No quesito trânsito, Teresina caminha a passos largos para igualar-se a Bangcoc. A diferença é que lá o caos instaurou-se há mais tempo, permitindo a motoristas, ciclistas e transeuntes adaptar-se à cáustica realidade sem maiores traumas. Em matéria de lei de trânsito, só existe uma: tente chegar vivo. Como ninguém pretende chegar morto, o número de acidentes é relativamente pequeno. Em Teresina,ao contrário, parece existir um pacto, ainda que silencioso, a serviço da morte. Domingo passado, por exemplo, uma amiga enfermeira me ligou para informar que, em menos de quatro horas, nada menos de dez pessoas deram entrada no HUT, todas vítimas de acidente de moto. Estatísticas confiáveis dão conta de que, em média, a prefeitura de Teresina, gasta mensalmente um milhão de reais só com acidentes de motos. É o que se pode chamar de sangria desatada. Recursos que poderiam destinar-se à educação, à saúde, à cultura estão sendo drenados para uma causa que só rende dor e sofrimentos. A pior parte: o problema só tende a agravar-se. Hoje, em Teresina, é mais fácil comprar um automóvel ou um moto do que estacioná-los. Decididamente, não aprendemos nada com os erros dos outros.

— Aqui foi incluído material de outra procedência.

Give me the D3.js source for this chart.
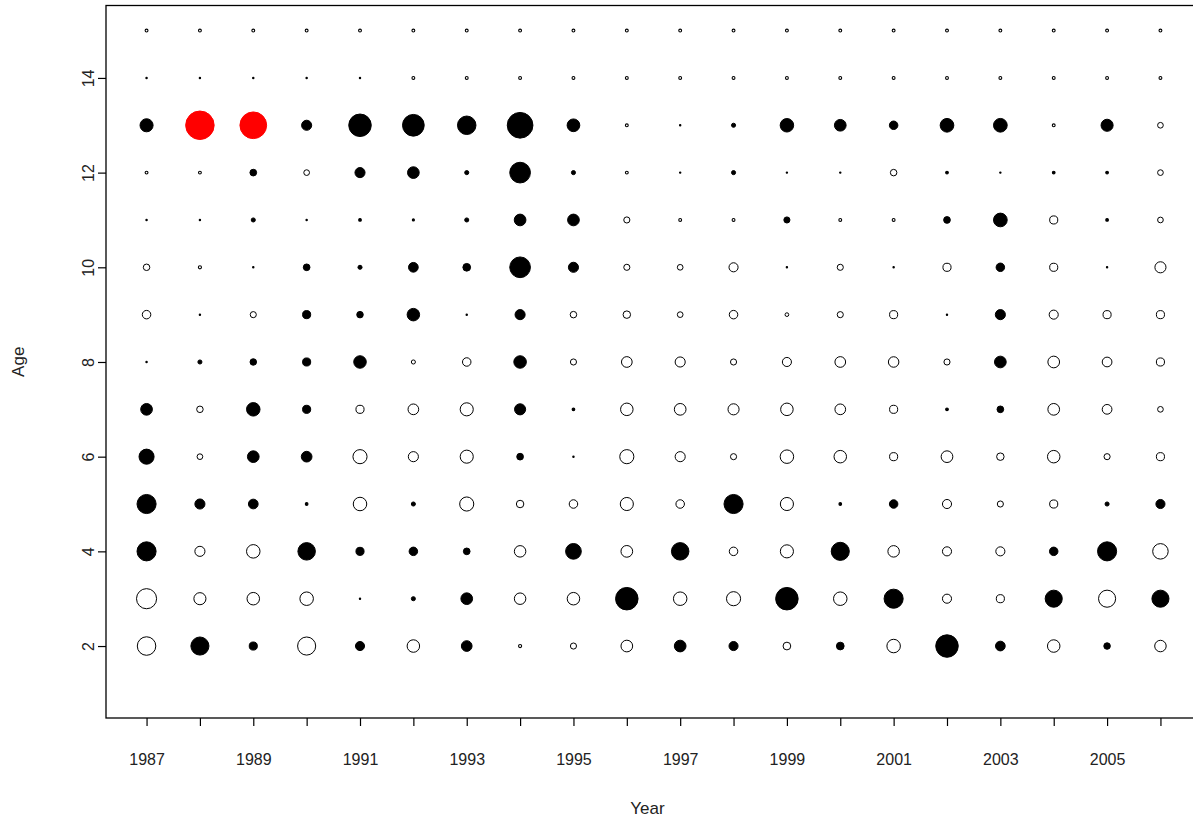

Na semana passada, por volta das dez horas, eu me dirigia ao centro da cidade quando me vi metido num engarrafamento. Em tais situações, recorro quase sempre a Dick Farney, uma voz com o poder de me deixar sossegado mesmo num engarrafamento. Infelizmente, o velho Dick não estava à mão. Recorri a Ney Matogrosso interpretando Cartola na companhia de Raphael Rabelo: quase me esqueci de que tinha compromisso agendado e já estava atrasado. De pente, levanto a vista e me dou conta de que o veículo à minha frente era um carrinho judiado, um caminhão ¾ ,desses usados para fazer entregas rápidas. Na lameira, uma tirada espirituosa: “Propriedade de Deus: morro e não levo”. Impossível não rir. Comecei a imaginar Deus, com suas veneráveis barbas brancas, conduzindo aquele caminhãozinho no trânsito de Teresina. Seguramente, até Ele perderia a paciência. Por um milagre, a enfiada de carros começou a avançar lentamente. Saído não se sabe de onde, um motoqueiro, com uma manobra perigosa, passou por mim e tentou ultrapassar o caminhão. Não deu certo, freou bruscamente, perdeu o equilíbrio e, por muito pouco, não se transformou em notícia ruim. O motorista do veículo de propriedade de Senhor esticou o pescoço, fez um gesto obsceno com a mão e gritou: “Entra, filho da mãe, que tu te estrepa!”. O motoqueiro retribuiu e “carinho” e soverteu-se naquela lombriga metálica que se arrastava no asfalto quente...
Em casa, a frase da lameira do caminhãozinho voltou-me à mente: “Propriedade de Deus: morro e não levo”. Como só penso bobagens, imaginei uma frase para ser fixada nas placas das motos de Teresina: guiada por mim: a serviço do diabo. Médicos e enfermeiros do HUT sabem do que estou falando. E como sabem!